As if the economy was already not struggling enough - with the gas prices sky rocketing and the stock market continuously taking a dip, the recent unemployment numbers punched another hole. The unemployment rate had increased to 5.5% in May from the previous 5%. According to the Labor Department, this marks the fifth month of a decline, with a loss of 49,000 additional jobs in May.
There were 8.55 million people who were unemployed in May and of those, 1.55 million had been unemployed for a period of 27 weeks or longer. Under the current regulations, federal unemployment benefits expire after 26 weeks of unemployment. However, that may change in the near future as a current bill that has been approved by the Senate and is awaiting a vote in the House would add an additional 13 weeks of cash assistance.
This news comes during the policy debate in Washington regarding supplementary Iraq war financing bill. The unemployment numbers also cooled the speculation that the Fed may try to start slowly increasing the interest rates in an attempt to control the rising gas and food prices as well as provide additional support to the already weak dollar. The next Fed meeting is scheduled for the end of June and there is already plenty of speculation for what the next move by Bernanke may be.
As the Fed continuously lowered interest rates for the past 6 months, there was speculation that the economy was stabilizing and the banks were past their worst mortgage woes. However, these labor statistics and other economic indicators paint a very different picture.
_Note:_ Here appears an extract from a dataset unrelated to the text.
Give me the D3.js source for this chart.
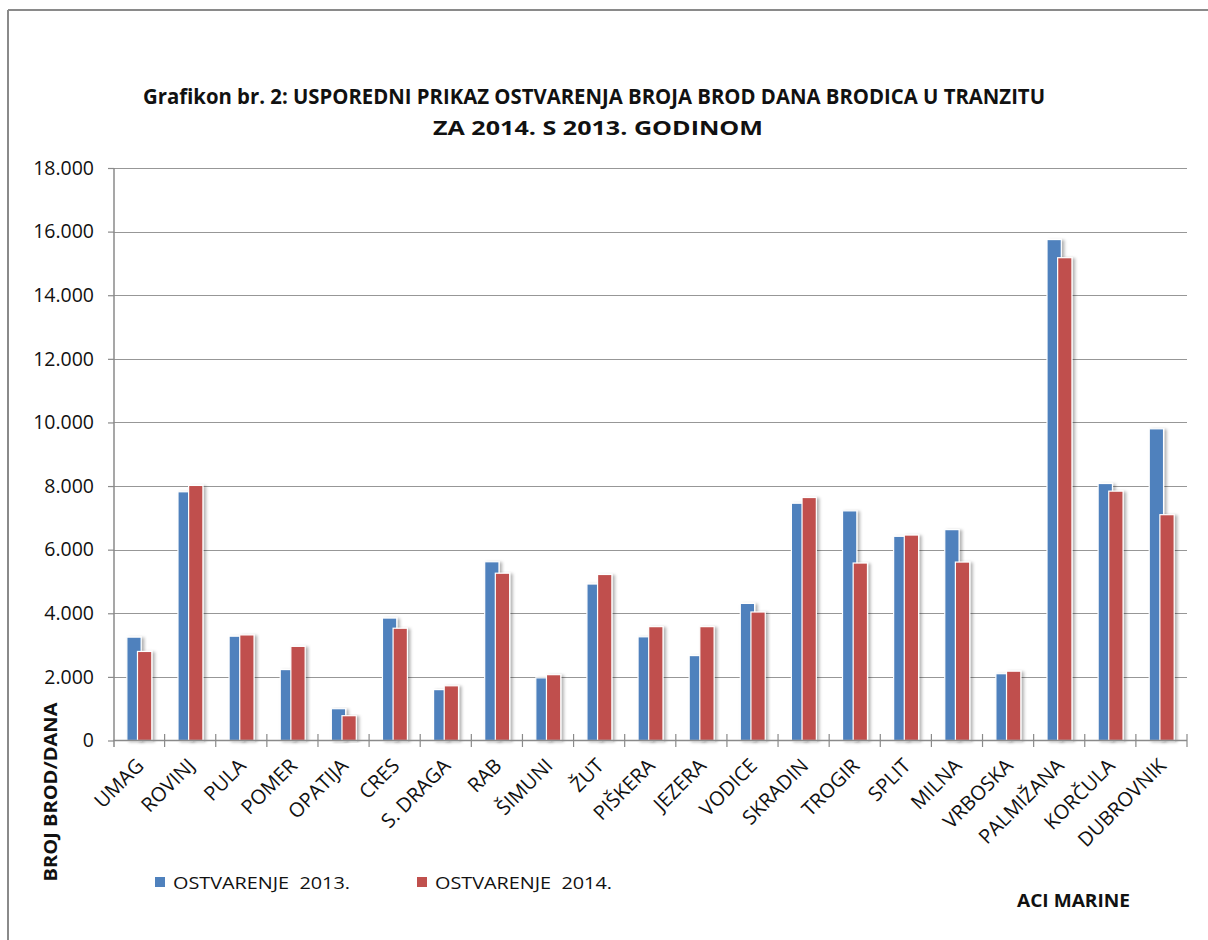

What first started as a mortgage crisis has managed to touch all aspects of the economy. As the homeowners were experiencing financial difficulties, they cut their spending - which in turn impacted the sales in the shopping malls, grocery stores, and in the general home improvement category. This decrease in sales forced many businesses to cut payrolls. The business categories that have been hit the hardest include construction, professional and business services, manufacturing, transportation and warehousing, and of course retail.
Although there does not seem to be a bright light in the near future, US is still not considered to be in a recession, at least in accordance with the recession definition. How much worse can this get before we officially hit “recession”?